En 1932, la MOE devient la MOI

Dans la foulée, dès 1924, des « groupes de langue » sur le plan politique sont mis sur pied au sein du Parti, alors Section française de l’Internationale communiste (Sfic). Affiliés aux cellules de base, les communistes immigrés s’organisent selon leur origine et vont même développer une presse spécifique. L’objectif reste l’intégration à la vie politique et syndicale nationale, aux luttes en cours, y compris via le sport ouvrier, et bien sûr aux orientations du Parti communiste. Statutairement, la MOE voit le jour en 1926, lors du congrès de Lille de la Sfic. En 1932, la MOE devient la MOI, en raison des vents mauvais xénophobes. Avec la montée du fascisme et le danger imminent de l’arrivée au pouvoir de Hitler, la MOI continue sa croissance.

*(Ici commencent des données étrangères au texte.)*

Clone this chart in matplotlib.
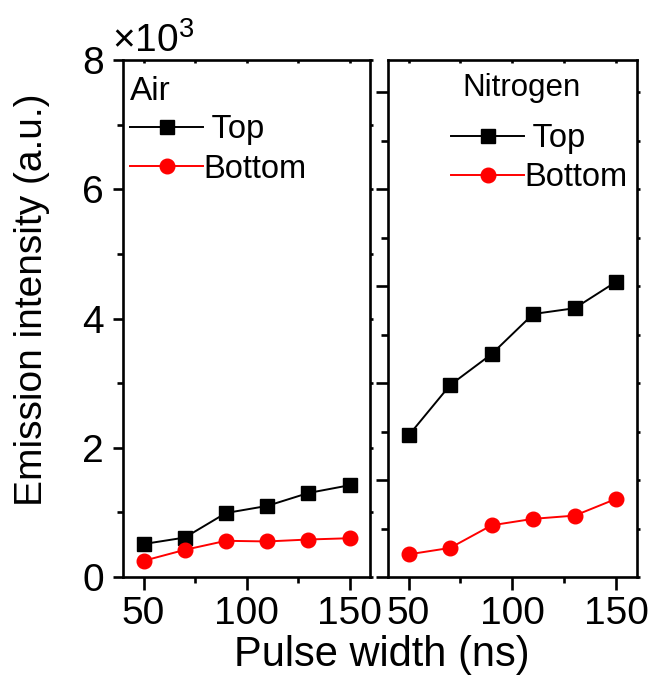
import numpy as np
import matplotlib
matplotlib.use('Agg')
import matplotlib.pyplot as plt
from matplotlib.ticker import MultipleLocator, NullFormatter

plt.rcParams['font.family'] = ['Liberation Sans', 'DejaVu Sans']
plt.rcParams['mathtext.default'] = 'regular'

# pulse widths (ns)
pulse = [50, 70, 90, 110, 130, 150]

# emission intensity, in units of 1e3
air_top = [0.51, 0.61, 0.99, 1.10, 1.30, 1.42]
air_bottom = [0.25, 0.42, 0.56, 0.55, 0.58, 0.60]
n2_top = [2.19, 2.97, 3.45, 4.07, 4.16, 4.57]
n2_bottom = [0.35, 0.45, 0.80, 0.90, 0.95, 1.21]

panels = ['Air', 'Nitrogen']
labels = [' Top', 'Bottom']

fig = plt.figure(figsize=(6.54, 6.91), dpi=100)
ax1 = fig.add_axes([0.188, 0.165, 0.378, 0.748])
ax2 = fig.add_axes([0.593, 0.165, 0.381, 0.748])

for ax, top, bot in [(ax1, air_top, air_bottom), (ax2, n2_top, n2_bottom)]:
    ax.plot(pulse, top, '-s', color='black', lw=1.4, ms=9.5, label=labels[0])
    ax.plot(pulse, bot, '-o', color='red', lw=1.4, ms=10.5, label=labels[1])
    ax.set_xlim(40, 160)
    ax.set_ylim(0, 8)
    ax.xaxis.set_major_locator(MultipleLocator(50))
    ax.xaxis.set_minor_locator(MultipleLocator(25))
    for s in ax.spines.values():
        s.set_linewidth(1.9)
    ax.tick_params(axis='x', which='major', direction='out', length=9, width=1.9,
                   labelsize=28, pad=5, top=True)
    ax.tick_params(axis='x', which='minor', direction='out', length=4, width=1.9, top=True)

# left panel y axis
ax1.yaxis.set_major_locator(MultipleLocator(2))
ax1.yaxis.set_minor_locator(MultipleLocator(1))
ax1.tick_params(axis='y', which='major', direction='out', length=7.5, width=1.9,
                labelsize=28, pad=6, right=True)
ax1.tick_params(axis='y', which='minor', direction='out', length=4, width=1.9, right=True)

# right panel y axis (own ticks, no labels)
ax2.yaxis.set_major_locator(MultipleLocator(1.5))
ax2.yaxis.set_minor_locator(MultipleLocator(0.75))
ax2.yaxis.set_major_formatter(NullFormatter())
ax2.tick_params(axis='y', which='major', direction='out', length=8.5, width=1.9, right=True)
ax2.tick_params(axis='y', which='minor', direction='out', length=5, width=1.9, right=True)

# tiny mirrored ticks on top/right
for ax in (ax1, ax2):
    ax.tick_params(which='both', top=True, right=True)
    for t in ax.xaxis.get_major_ticks() + ax.xaxis.get_minor_ticks():
        t.tick2line.set_markersize(2.5)
        t.tick2line.set_marker(3)
    for t in ax.yaxis.get_major_ticks() + ax.yaxis.get_minor_ticks():
        t.tick2line.set_markersize(2)

ax1.text(0.028, 0.923, panels[0], transform=ax1.transAxes, fontsize=24, va='baseline')
ax2.text(0.30, 0.93, panels[1], transform=ax2.transAxes, fontsize=22.5, va='baseline')
ax1.text(-0.045, 1.015, '×10$^3$', transform=ax1.transAxes, fontsize=28, va='baseline')

for ax, anchor in [(ax1, (0.028, 0.895)), (ax2, (0.253, 0.878))]:
    ax.legend(loc='upper left', bbox_to_anchor=anchor, frameon=False, borderpad=0,
              borderaxespad=0, handlelength=2.25, handletextpad=0, labelspacing=0.25,
              fontsize=23.5, markerscale=1.0)

fig.text(32 / 654, 1 - 300 / 691, 'Emission intensity (a.u.)', rotation=90,
         fontsize=28, ha='center', va='center')
fig.text(382 / 654, 1 - 655 / 691, 'Pulse width (ns)', fontsize=30, ha='center', va='center')

fig.savefig('out.png', dpi=100)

Elle représente un espoir au sein du Front populaire. Mais la guerre d’Espagne éclate. La MOI est à l’origine de la création des Brigades internationales et alimentera en grande partie ses troupes. Ceux qui en reviendront formeront plus tard le noyau dur des FTP-MOI. Au croisement du mouvement ouvrier, du patriotisme républicain et de l’Internationale communiste, les groupes de Francs-tireurs et Partisans de la MOI se constitueront à Paris et dans toutes les régions ouvrières fortement industrialisées. Et ils se référeront à la Révolution française ou à la Commune de Paris.